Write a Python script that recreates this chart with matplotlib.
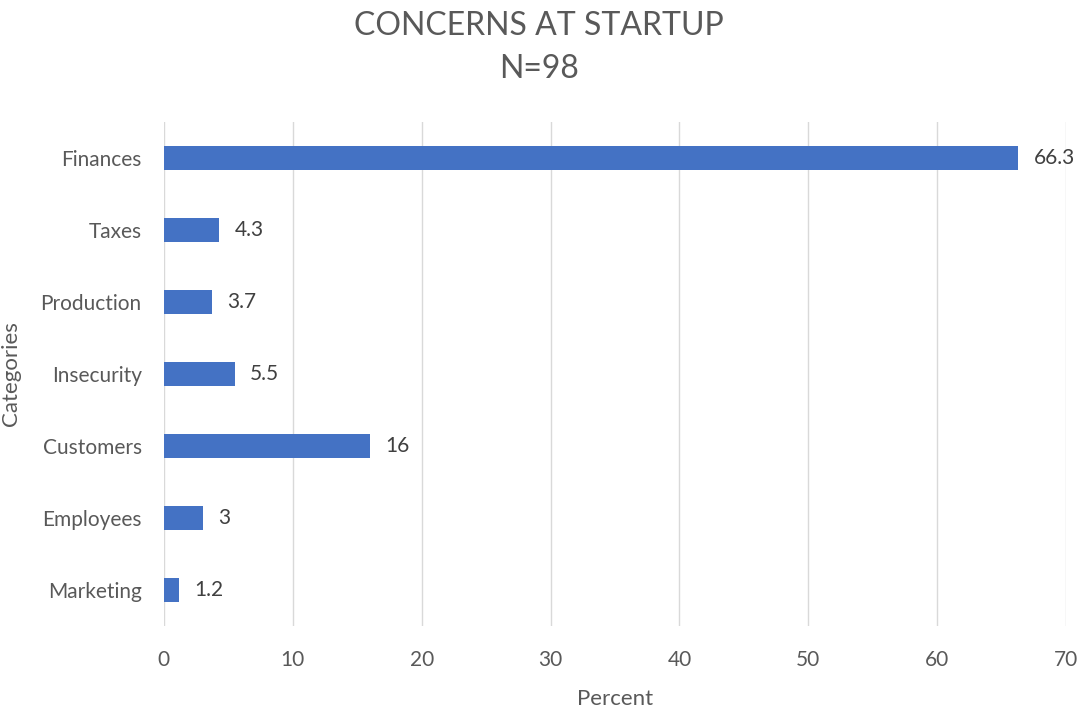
import matplotlib
matplotlib.use("Agg")
import matplotlib.pyplot as plt

categories = ["Finances", "Taxes", "Production", "Insecurity", "Customers", "Employees", "Marketing"]
values = [66.3, 4.3, 3.7, 5.5, 16, 3, 1.2]
value_labels = ["66.3", "4.3", "3.7", "5.5", "16", "3", "1.2"]
xticks = [0, 10, 20, 30, 40, 50, 60, 70]

plt.rcParams['font.family'] = ['Lato', 'DejaVu Sans']
fig = plt.figure(figsize=(10.78, 7.07), dpi=100)
ax = fig.add_axes([0.152, 0.1146, 0.837, 0.7128])

ypos = list(range(len(categories)))
ax.barh(ypos, values, height=0.33, color="#4472C4", zorder=3)
for y, v, lab in zip(ypos, values, value_labels):
    ax.annotate(lab, (v, y), xytext=(11, 0), textcoords="offset points",
                va="center", ha="left", fontsize=15, color="#404040")

ax.set_ylim(len(categories) - 0.5, -0.5)
ax.set_yticks(ypos)
ax.set_yticklabels(categories)
ax.set_xlim(0, 70)
ax.set_xticks(xticks)
ax.grid(axis="x", color="#D9D9D9", linewidth=1, zorder=0)
for s in ["top", "right", "bottom", "left"]:
    ax.spines[s].set_visible(False)
ax.tick_params(axis="both", length=0, labelsize=15, labelcolor="#595959")
ax.tick_params(axis="y", pad=16)
ax.tick_params(axis="x", pad=17)
ax.set_xlabel("Percent", fontsize=16, color="#595959", labelpad=14)
ax.set_ylabel("Categories", fontsize=16, color="#595959", labelpad=14)
fig.text(0.5, 0.985, "CONCERNS AT STARTUP\nN=98", ha="center", va="top",
         fontsize=23, color="#595959", linespacing=1.55)

fig.savefig("out.png", dpi=100)
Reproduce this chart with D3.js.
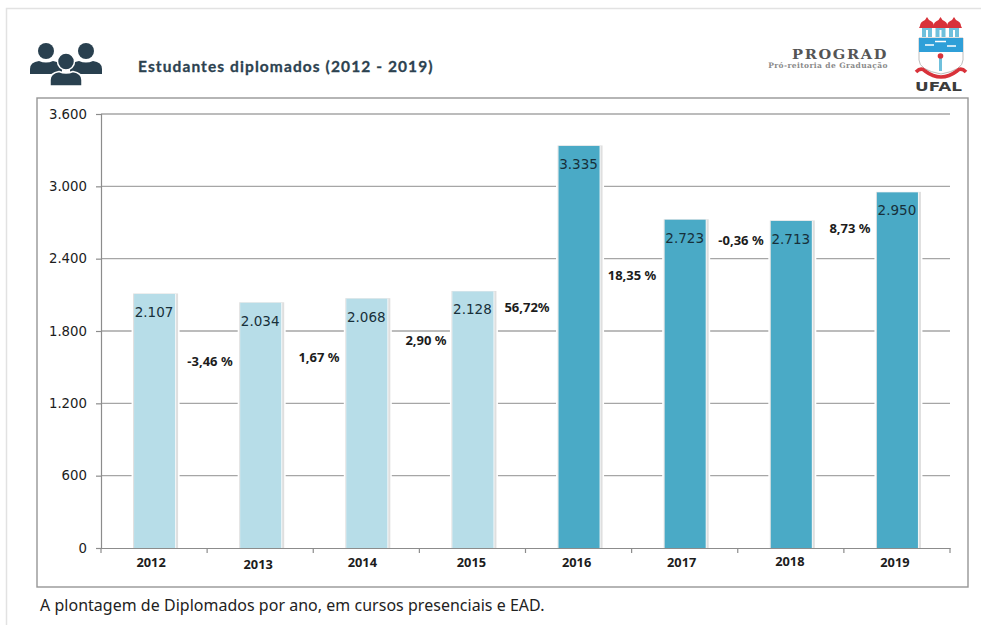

Task directions -
Please reproduce the listing exactly from its opening line through the line that contains "import matplotlib.pyplot as plt", both included, with all pictures omitted.

Response for this exercise -
Write a Python script that recreates this chart with matplotlib.
import matplotlib
matplotlib.use("Agg")
import matplotlib.pyplot as plt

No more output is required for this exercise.